家具史に関わるエジプト学者は、実は世界で数名いるに過ぎません。H. S. Baker ベーカーによる古代の家具に関する重要な著作(Baker 1966)が出された後、G. Killen キレンは何冊かの本を出しています(Killen 1980; Killen 2003; Herrmann ed. 1996)が、既往研究を充分に引用していないなどの不手際のため、エジプト学者の間ではあまり信用されていない傾向が見られます。ベーカーもキレンもともに家具職人であって、作り手から見た家具の研究をおこなっています。
一方、エジプト学者の中で家具に興味を抱いている人間としてはH. G. Fischer フィッシャー(cf. Égypte, Afrique & Orient 3 [1996])やM. Eaton-Krauss イートン=クラウスたちが挙げられます(cf. Eaton-Krauss 2008)。フィッシャーは惜しくも数年前に亡くなりました。アメリカのメトロポリタン美術館に所属していた、風変わりな文献学者で、面白い内容の著作をいくつも書きました。建物の扉に関して述べている論文なども残しています。晩年に詩集を出している才人。
Stephan T. A. M. Mols,
Wooden Furniture in Herculaneum: Form, Technique and Function.
Circumvesviana, vol. 2
(J. C. Gieben Publisher, Amsterdam, 1999)
321 p., 201 pls.
古代ローマの家具を扱うこの本が何故注目されるかと言えば、文献への目配りを充分におこない、古代エジプト家具についての素晴らしい短い要約が書かれているからです。W. Helck and E. Otto (eds.), Lexikon der Ägyptologie(cf. LÄ 1975-1992)における「家具」の項目における記述に負けていません。
図版20も注目されます。ものすごく古い報告書、
W. M. Flinders Petrie and Ernest MacKay,
Heliopolis, Kafr Ammar and Shurafa
(London, 1915)
のpls. 24-25を参照したと注記してありますが、実際に両者を見比べたら、まったく違うことに驚かされます。この図版は木工における仕口の図解なのですが、改変して立体的に描写されており、古代の家具に関し、エジプト、ギリシア、そしてローマ時代を通底して、木材加工の変遷を見据えようとする著者の努力が明瞭に伺われます。

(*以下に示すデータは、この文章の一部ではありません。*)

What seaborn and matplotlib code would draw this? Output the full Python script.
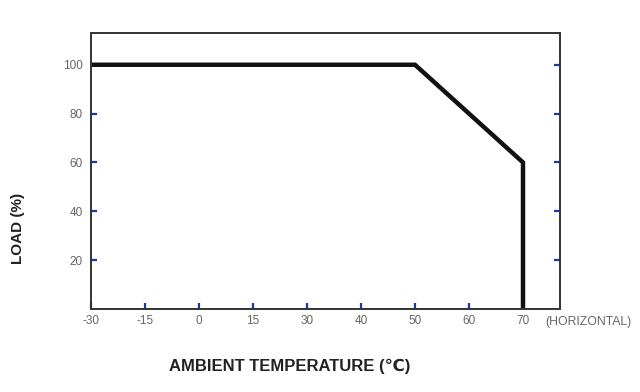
import matplotlib
matplotlib.use("Agg")
import matplotlib.pyplot as plt
import seaborn as sns
import pandas as pd

# data
x_tick_labels = [-30, -15, 0, 15, 30, 40, 50, 60, 70]
y_ticks = [20, 40, 60, 80, 100]
curve_temp = [-30, 50, 70, 70]
curve_load = [100, 100, 60, 0]

sns.set_style("white")
plt.rcParams['font.family'] = ['Liberation Sans', 'DejaVu Sans']

pos = {t: i for i, t in enumerate(x_tick_labels)}
df = pd.DataFrame({"x": [pos[t] for t in curve_temp], "load": curve_load})

fig = plt.figure(figsize=(6.4, 3.92), dpi=100)
ax = fig.add_axes([91/640, 1-309/392, (560-91)/640, (309-33)/392])

sns.lineplot(data=df, x="x", y="load", ax=ax, sort=False, color="#111111",
             linewidth=3.2, estimator=None, solid_joinstyle="miter")

ax.set_xlim(0, (560-91)/54.0)
ax.set_ylim(0, 113)
ax.set_xticks(range(len(x_tick_labels)))
ax.set_xticklabels([str(v) for v in x_tick_labels])
ax.set_yticks(y_ticks)
ax.set_yticklabels([str(v) for v in y_ticks])
ax.tick_params(axis='both', direction='in', length=4, width=1.6, color="#2233aa",
               labelsize=8.5, labelcolor="#666666", pad=4)
ax.tick_params(axis='y', right=True, left=True, labelright=False, pad=6)
ax.tick_params(axis='x', bottom=True, top=False)
for s in ax.spines.values():
    s.set_color("#333333")
    s.set_linewidth(1.4)
    s.set_visible(True)
ax.set_xlabel("")
ax.set_ylabel("")

fig.text(18/640, 1-228/392, "LOAD (%)", rotation=90, ha="center", va="center",
         fontsize=11, fontweight="bold", color="#222222")
fig.text(290/640, 1-366/392, "AMBIENT TEMPERATURE (\u2103)", ha="center", va="center",
         fontsize=12, fontweight="bold", color="#222222")
fig.text(545/640, 1-322/392, "(HORIZONTAL)", ha="left", va="center",
         fontsize=8.8, color="#666666")

fig.savefig("out.png", dpi=100)
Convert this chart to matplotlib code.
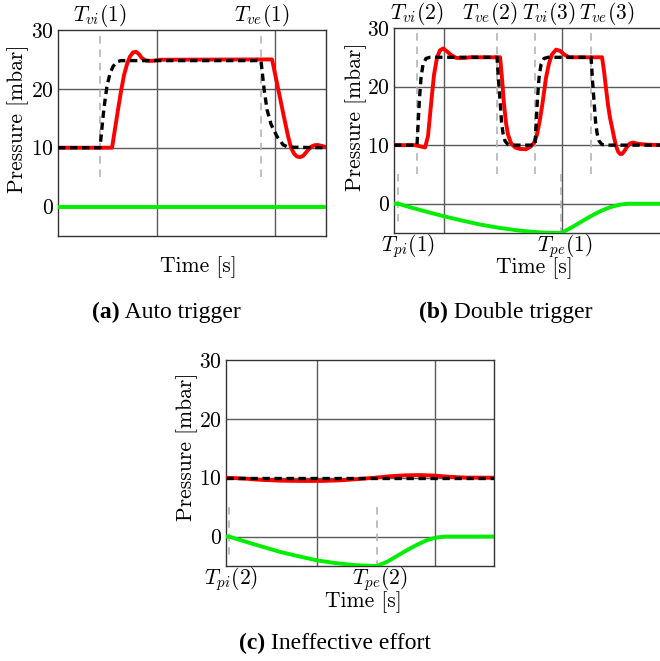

家具史の教科書というのは古代エジプトから語り始められますけれども、実は他の地域では出土例が少ないわけで、エジプトはこの点、独壇場です。たくさんの家具が出土しており、また王の家具から労働者の家具まで見つかっているという点で、古代世界においては他に例を見ません。家具の形式を見るならば、その持ち主の社会的な地位を推定することができるほど、エジプト学では家具の出土例が多く見受けられます。

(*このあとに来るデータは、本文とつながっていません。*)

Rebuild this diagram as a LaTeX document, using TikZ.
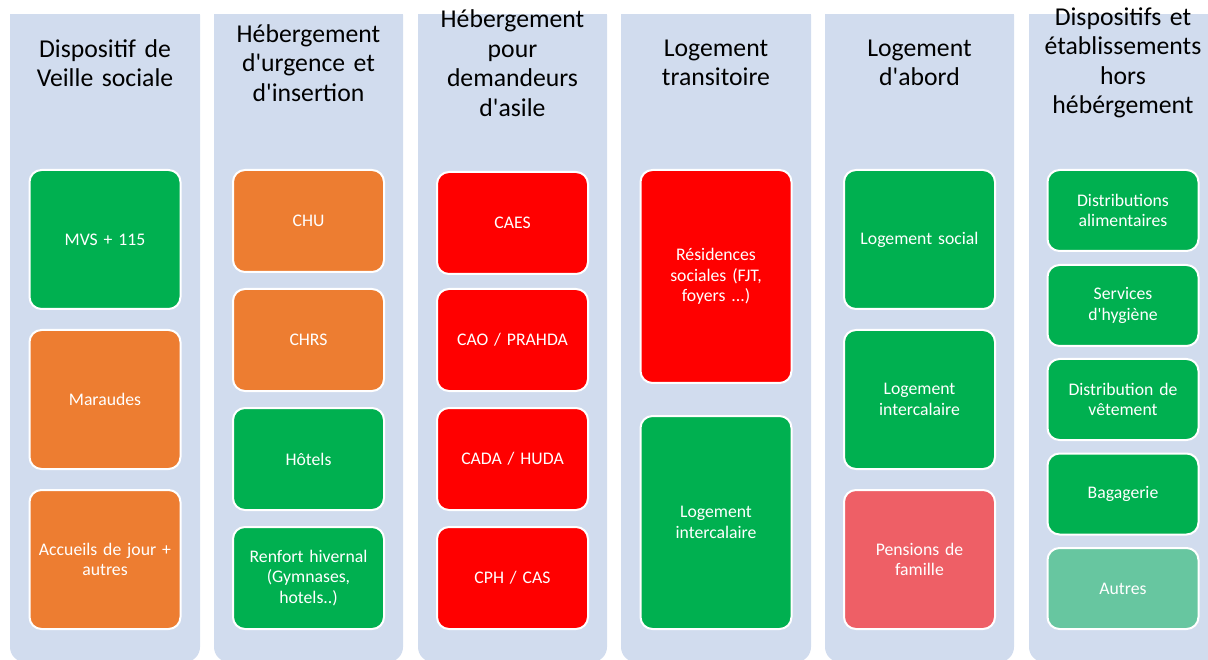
\documentclass[tikz,border=0pt]{standalone}
\usepackage{fontspec}
\setmainfont{Carlito}[Ligatures=TeXOff]
\usepackage{tikz}
\usetikzlibrary{positioning}

\definecolor{bandbg}{HTML}{D1DCEE}
\definecolor{vert}{HTML}{00B050}
\definecolor{orange}{HTML}{ED7D31}
\definecolor{rouge}{HTML}{FF0000}
\definecolor{rose}{HTML}{EE5F66}
\definecolor{vertclair}{HTML}{67C6A0}

\tikzset{
  band/.style={fill=bandbg, rounded corners=15pt},
  head/.style={text width=190pt, align=center, inner sep=0pt, font=\fontsize{25.7}{29.5}\selectfont},
  card/.style={draw=white, line width=2pt, rounded corners=12pt, text=white, minimum width=151pt,
    text width=145pt, align=center, inner sep=0pt, font=\fontsize{17.7}{20.5}\selectfont},
  tall/.style={card, minimum height=139pt},
  mid/.style={card, minimum height=102pt},
  big/.style={card, minimum height=213pt},
  small/.style={card, minimum height=81pt}
}

\begin{document}
\begin{tikzpicture}[x=1pt,y=-1pt]
\useasboundingbox (0,0) rectangle (1208,660);
\begin{scope}
\clip (0,15) rectangle (1208,660);
\fill[band] (10,0) rectangle (200,662);
\fill[band] (214,0) rectangle (403,662);
\fill[band] (418,0) rectangle (607,662);
\fill[band] (621,0) rectangle (811,662);
\fill[band] (825,0) rectangle (1014,662);
\fill[band] (1029,0) rectangle (1220,662);
\end{scope}

% column titles
\node[head] (h1) at (105,63) {Dispositif de\\Veille sociale};
\node[head] (h2) at (308.5,63) {Hébergement\\d'urgence et\\d'insertion};
\node[head] (h3) at (512.5,63) {Hébergement\\pour\\demandeurs\\d'asile};
\node[head] (h4) at (716,63) {Logement\\transitoire};
\node[head] (h5) at (919.5,63) {Logement\\d'abord};
\node[head] (h6) at (1123,63) {Dispositifs et\\établissements\\hors\\hébérgement};

% veille sociale
\node[tall, fill=vert] (mvs) at (105,239.5) {MVS + 115};
\node[tall, fill=orange] (mar) at (105,399.5) {Maraudes};
\node[tall, fill=orange] (acc) at (105,559.5) {Accueils de jour +\\autres};

% urgence et insertion
\node[mid, fill=orange] (chu) at (308.5,221) {CHU};
\node[mid, fill=orange] (chrs) at (308.5,340) {CHRS};
\node[mid, fill=vert] (hot) at (308.5,459) {Hôtels};
\node[mid, fill=vert] (ren) at (308.5,578) {Renfort hivernal\\(Gymnases,\\hotels..)};

% demandeurs d'asile
\node[mid, fill=rouge] (caes) at (512.5,223) {CAES};
\node[mid, fill=rouge] (cao) at (512.5,340) {CAO / PRAHDA};
\node[mid, fill=rouge] (cada) at (512.5,459) {CADA / HUDA};
\node[mid, fill=rouge] (cph) at (512.5,578) {CPH / CAS};

% transitoire
\node[big, fill=rouge] (res) at (716,276.5) {Résidences\\sociales (FJT,\\foyers ...)};
\node[big, fill=vert] (li1) at (716,522.5) {Logement\\intercalaire};

% logement d'abord
\node[tall, fill=vert] (ls) at (919.5,239.5) {Logement social};
\node[tall, fill=vert] (li2) at (919.5,399.5) {Logement\\intercalaire};
\node[tall, fill=rose] (pf) at (919.5,559.5) {Pensions de\\famille};

% hors hebergement
\node[small, fill=vert] (da) at (1123,210.5) {Distributions\\alimentaires};
\node[small, fill=vert] (sh) at (1123,305.5) {Services\\d'hygiène};
\node[small, fill=vert] (dv) at (1123,399.5) {Distribution de\\vêtement};
\node[small, fill=vert] (bag) at (1123,494) {Bagagerie};
\node[small, fill=vertclair] (aut) at (1123,588.5) {Autres};
\end{tikzpicture}
\end{document}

でもそれ故に、客観視できない部分があるのではないかと、本書を読む時には反省を強いられます。
エレファンティネの報告書で明らかなように、第3王朝における建物の天井の梁材を復原する考察もありますが、古代エジプトにおいて、木材がどのように加工されて用いられたのか、その全体像を見ようとするエジプト学の研究者は、未だあらわれていないように見受けられます。
他方、建築から家具に至る分野の横断と、新たな領域の開拓はもしかしたら、日本人にしかできないかも、と期待される部分があります。エジプト学はすでに分野が細分化されており、一方で日本の木材加工の歴史に関する資料は近年、増えているからです。
古代ローマ時代の家具については、新刊が出されています。
Ernesto De Carolis,
Il mobile a Pompei ed Ercolano: Letti tavoli sedie e armadi.
Studia Archaeologica 151
(L'Erma di Bretschneider, Roma, 2007)
260 p.
巻末の30ページにわたる家具の復原図版はCGを用い、モノクロながら興味が惹かれます。